Catch a football match at the Stade Velodrome
The Stade Velodrome is a stadium that is the training area and arena for the local football team – Olympique de Marseille. Football matches are hugely popular with both Marseille residents and tourists wanting to experience the local sports of this area of France. The stadium hosted both the FIFA World Cup 1998 and the Rugby World Cup 2007 and holds up to 42,000 spectators, which creates an electric atmosphere. Tickets are available a few days before each match, and in order to get the best seats, opt for a less-popular fixture.
Soak up the culture at the Museum Of Mediterranean Archaeology
There are many fascinating museums across Marseille, with that are undergoing refurbishment in order to host the European Capital of Culture and provide a year-long cultural show.
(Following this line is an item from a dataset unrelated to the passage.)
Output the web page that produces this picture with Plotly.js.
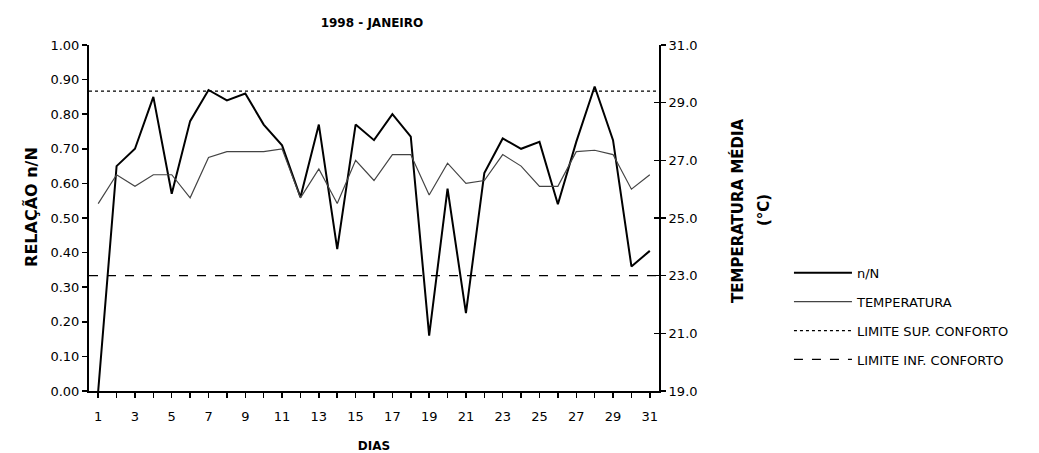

One notable museum is the Museum of Mediterranean Archaeology displays the indigenous history of this area and provides an overview of ancient civilizations. You can join a tour which includes ancient weaving techniques, excavations of villages, displays of artifacts, and information about the various ancient regions. Explore the Musée Cantini (museum of song), the Musée de la Mode (Museum of Fashion) and the intriguing Musée du Vieux Marseille (Museum of Old Marseille). There are also exhibits of the ancient port region at the Musée d’Histoire et du Port Antique, moving exhibits at the Death Camps Memorial (Mémorial des Camps de la Mort) and fine art is on display at the Musée des Beaux Arts.
It’s going to be a very busy year indeed for Marseille!